## Your goal:
Retype, exactly as they stand, the lines from the start of the data to the line that contains "C_err = [14, 7.4, 9.6, 7.3]", both ends included. Leave the pictures out.

## Record set:
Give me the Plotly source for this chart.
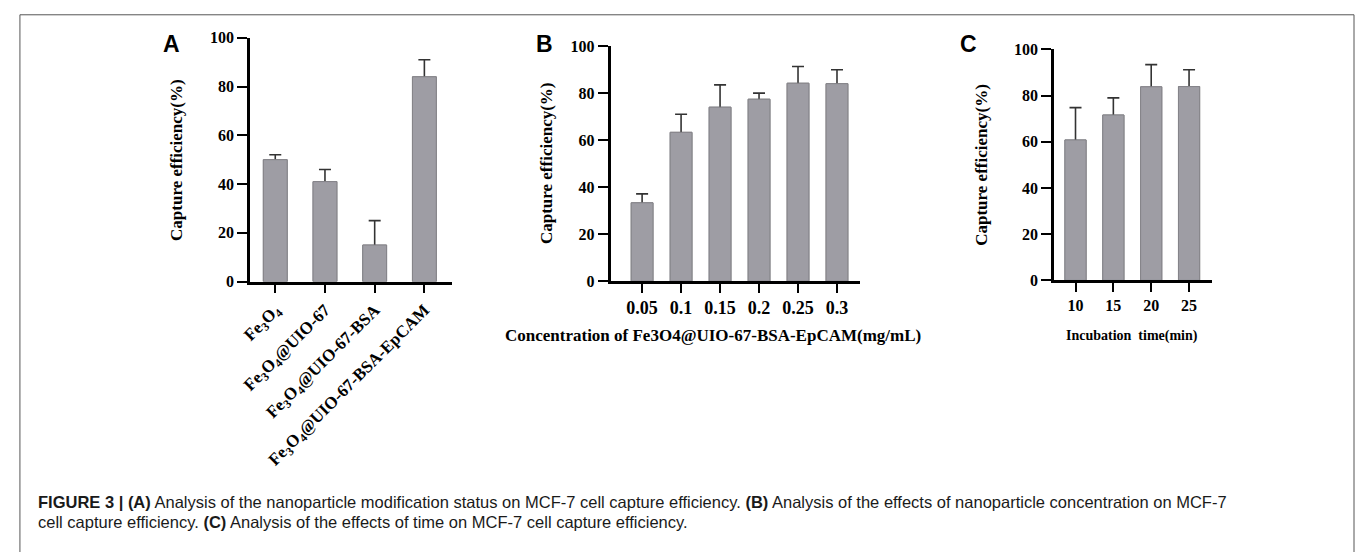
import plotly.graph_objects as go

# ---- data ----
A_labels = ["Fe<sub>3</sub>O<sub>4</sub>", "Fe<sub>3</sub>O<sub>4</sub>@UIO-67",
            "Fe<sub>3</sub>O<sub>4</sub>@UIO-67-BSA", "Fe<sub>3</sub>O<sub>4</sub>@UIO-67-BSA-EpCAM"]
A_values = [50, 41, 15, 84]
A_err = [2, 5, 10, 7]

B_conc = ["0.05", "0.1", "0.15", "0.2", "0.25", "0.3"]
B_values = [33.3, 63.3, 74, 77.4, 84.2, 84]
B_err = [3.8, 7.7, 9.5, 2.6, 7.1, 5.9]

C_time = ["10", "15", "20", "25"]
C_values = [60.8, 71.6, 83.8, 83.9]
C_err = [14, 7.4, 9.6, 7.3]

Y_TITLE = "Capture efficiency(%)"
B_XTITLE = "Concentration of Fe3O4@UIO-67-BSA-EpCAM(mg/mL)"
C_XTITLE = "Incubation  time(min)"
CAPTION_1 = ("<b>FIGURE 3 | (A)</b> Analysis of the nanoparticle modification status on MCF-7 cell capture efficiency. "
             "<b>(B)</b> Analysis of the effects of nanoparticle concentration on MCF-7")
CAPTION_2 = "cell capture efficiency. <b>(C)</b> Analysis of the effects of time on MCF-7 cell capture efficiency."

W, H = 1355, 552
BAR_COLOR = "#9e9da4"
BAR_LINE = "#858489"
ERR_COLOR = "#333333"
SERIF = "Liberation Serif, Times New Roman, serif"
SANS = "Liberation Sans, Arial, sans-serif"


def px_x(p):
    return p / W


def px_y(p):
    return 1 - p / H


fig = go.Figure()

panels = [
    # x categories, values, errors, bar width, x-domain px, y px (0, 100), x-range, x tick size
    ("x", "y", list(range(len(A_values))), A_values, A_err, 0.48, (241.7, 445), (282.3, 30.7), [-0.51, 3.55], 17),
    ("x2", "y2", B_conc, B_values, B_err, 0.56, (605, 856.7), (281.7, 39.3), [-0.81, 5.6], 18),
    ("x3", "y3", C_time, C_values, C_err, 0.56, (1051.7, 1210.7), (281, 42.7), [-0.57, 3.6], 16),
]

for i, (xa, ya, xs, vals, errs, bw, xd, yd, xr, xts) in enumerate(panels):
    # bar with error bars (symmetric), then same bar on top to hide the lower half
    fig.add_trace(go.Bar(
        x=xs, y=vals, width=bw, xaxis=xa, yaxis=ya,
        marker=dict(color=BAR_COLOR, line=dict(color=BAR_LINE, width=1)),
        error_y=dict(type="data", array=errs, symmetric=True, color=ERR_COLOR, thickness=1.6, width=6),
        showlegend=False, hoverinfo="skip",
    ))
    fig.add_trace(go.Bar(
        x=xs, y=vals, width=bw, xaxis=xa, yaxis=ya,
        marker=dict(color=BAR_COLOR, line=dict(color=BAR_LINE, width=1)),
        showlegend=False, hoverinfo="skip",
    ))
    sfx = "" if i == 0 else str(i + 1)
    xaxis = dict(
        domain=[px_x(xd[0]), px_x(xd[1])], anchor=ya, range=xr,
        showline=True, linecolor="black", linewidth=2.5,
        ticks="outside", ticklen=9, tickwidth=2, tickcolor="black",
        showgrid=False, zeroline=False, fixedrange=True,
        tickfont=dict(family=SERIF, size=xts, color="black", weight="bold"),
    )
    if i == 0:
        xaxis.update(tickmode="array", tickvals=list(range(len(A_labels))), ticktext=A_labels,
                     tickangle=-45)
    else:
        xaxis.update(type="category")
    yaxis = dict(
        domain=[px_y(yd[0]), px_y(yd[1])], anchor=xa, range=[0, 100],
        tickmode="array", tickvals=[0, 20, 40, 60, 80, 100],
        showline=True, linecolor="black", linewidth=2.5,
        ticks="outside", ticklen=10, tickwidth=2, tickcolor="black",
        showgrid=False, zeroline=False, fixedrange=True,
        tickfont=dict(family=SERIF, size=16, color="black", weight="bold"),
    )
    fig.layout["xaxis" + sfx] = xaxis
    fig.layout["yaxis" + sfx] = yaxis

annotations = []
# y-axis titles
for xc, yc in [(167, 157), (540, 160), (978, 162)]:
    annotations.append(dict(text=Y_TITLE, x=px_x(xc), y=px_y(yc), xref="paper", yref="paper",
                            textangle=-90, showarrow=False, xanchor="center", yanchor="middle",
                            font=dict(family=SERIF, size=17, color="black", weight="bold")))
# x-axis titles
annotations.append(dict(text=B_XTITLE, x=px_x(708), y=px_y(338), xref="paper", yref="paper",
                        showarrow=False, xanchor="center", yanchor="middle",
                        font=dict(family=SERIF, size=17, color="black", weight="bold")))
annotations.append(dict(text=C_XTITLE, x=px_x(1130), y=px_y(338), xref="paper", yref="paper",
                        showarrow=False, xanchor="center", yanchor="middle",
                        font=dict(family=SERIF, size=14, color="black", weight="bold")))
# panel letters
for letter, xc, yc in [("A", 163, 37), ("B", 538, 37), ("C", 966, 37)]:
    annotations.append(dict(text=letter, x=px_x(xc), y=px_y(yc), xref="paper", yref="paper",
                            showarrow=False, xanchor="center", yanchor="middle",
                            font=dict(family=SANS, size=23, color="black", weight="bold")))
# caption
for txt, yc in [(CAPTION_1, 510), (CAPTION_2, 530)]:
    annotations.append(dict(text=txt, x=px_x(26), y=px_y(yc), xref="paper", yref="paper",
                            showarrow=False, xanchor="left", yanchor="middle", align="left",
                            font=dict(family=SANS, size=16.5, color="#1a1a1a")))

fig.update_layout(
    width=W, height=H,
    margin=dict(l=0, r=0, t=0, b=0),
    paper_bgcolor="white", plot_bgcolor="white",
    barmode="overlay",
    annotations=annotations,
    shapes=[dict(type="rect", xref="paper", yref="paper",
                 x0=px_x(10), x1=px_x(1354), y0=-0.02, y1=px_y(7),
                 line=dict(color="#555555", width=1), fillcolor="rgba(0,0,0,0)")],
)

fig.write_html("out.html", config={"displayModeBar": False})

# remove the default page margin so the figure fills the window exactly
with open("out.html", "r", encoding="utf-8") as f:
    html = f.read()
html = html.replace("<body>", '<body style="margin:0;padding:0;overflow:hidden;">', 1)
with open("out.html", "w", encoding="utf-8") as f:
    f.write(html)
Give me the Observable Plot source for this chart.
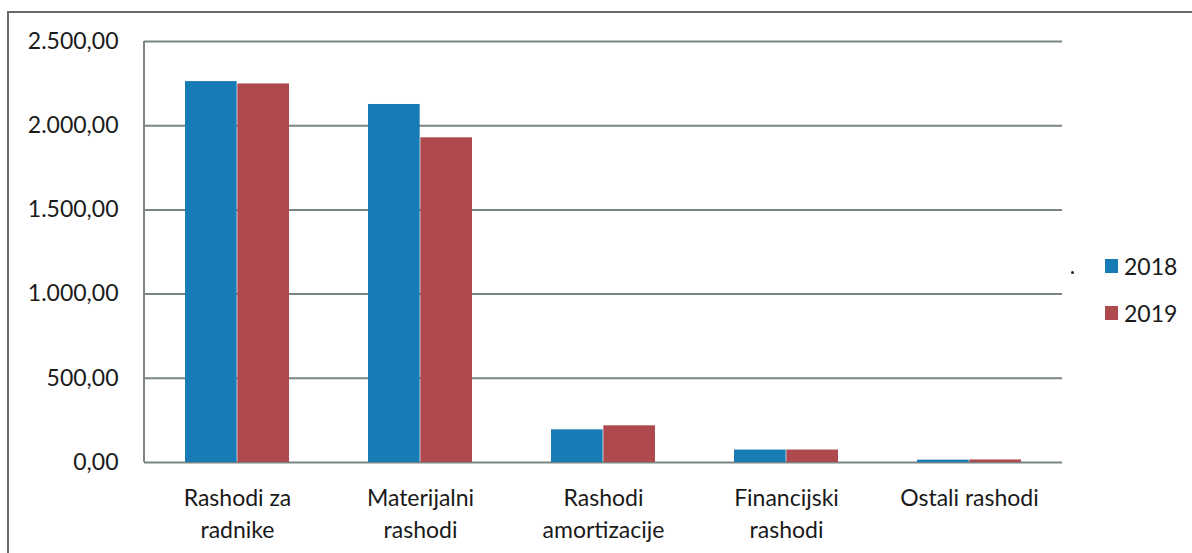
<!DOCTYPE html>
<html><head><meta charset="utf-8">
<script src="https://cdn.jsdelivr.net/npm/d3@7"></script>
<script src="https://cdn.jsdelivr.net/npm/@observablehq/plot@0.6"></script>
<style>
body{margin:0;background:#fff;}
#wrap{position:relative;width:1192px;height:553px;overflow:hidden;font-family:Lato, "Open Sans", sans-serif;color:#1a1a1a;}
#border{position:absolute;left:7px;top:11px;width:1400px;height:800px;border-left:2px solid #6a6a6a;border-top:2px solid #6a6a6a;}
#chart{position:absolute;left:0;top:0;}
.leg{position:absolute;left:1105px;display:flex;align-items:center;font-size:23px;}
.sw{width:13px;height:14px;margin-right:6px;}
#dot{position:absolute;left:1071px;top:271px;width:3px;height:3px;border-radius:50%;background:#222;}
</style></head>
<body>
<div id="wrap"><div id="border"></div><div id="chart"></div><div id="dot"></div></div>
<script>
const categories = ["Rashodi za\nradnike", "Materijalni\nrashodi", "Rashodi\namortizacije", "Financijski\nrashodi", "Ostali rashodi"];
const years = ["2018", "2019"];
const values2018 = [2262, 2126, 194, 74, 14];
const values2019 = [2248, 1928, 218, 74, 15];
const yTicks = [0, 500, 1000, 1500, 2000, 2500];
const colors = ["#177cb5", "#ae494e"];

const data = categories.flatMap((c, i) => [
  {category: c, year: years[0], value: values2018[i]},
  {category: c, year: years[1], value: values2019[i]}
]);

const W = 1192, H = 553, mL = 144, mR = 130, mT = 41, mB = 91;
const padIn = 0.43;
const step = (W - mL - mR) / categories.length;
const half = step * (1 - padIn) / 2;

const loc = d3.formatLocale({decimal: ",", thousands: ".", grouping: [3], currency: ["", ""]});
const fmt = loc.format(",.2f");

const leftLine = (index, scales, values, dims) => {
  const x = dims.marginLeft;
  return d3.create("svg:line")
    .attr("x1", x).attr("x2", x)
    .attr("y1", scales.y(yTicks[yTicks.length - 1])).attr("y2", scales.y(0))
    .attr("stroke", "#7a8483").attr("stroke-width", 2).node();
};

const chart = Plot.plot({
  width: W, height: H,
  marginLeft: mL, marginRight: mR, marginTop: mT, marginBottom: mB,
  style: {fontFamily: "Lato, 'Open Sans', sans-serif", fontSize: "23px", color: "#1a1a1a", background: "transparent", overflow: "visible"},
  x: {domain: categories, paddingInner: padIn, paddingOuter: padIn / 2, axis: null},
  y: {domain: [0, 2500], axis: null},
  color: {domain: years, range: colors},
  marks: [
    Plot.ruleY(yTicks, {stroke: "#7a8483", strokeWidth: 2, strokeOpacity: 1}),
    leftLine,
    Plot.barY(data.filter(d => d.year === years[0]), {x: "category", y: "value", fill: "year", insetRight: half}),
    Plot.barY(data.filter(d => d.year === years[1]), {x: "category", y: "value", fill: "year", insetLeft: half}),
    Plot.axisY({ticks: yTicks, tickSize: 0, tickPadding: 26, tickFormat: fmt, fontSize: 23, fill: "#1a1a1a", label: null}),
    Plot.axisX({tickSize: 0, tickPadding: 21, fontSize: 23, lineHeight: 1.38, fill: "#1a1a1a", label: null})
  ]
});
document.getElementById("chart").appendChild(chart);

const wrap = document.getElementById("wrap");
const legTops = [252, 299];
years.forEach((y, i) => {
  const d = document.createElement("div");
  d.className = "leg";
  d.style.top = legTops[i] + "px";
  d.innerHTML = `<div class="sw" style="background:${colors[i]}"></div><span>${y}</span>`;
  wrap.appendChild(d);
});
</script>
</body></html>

## Task solution:
Give me the Plotly source for this chart.
import plotly.graph_objects as go

# ---- data ----
A_labels = ["Fe<sub>3</sub>O<sub>4</sub>", "Fe<sub>3</sub>O<sub>4</sub>@UIO-67",
            "Fe<sub>3</sub>O<sub>4</sub>@UIO-67-BSA", "Fe<sub>3</sub>O<sub>4</sub>@UIO-67-BSA-EpCAM"]
A_values = [50, 41, 15, 84]
A_err = [2, 5, 10, 7]

B_conc = ["0.05", "0.1", "0.15", "0.2", "0.25", "0.3"]
B_values = [33.3, 63.3, 74, 77.4, 84.2, 84]
B_err = [3.8, 7.7, 9.5, 2.6, 7.1, 5.9]

C_time = ["10", "15", "20", "25"]
C_values = [60.8, 71.6, 83.8, 83.9]
C_err = [14, 7.4, 9.6, 7.3]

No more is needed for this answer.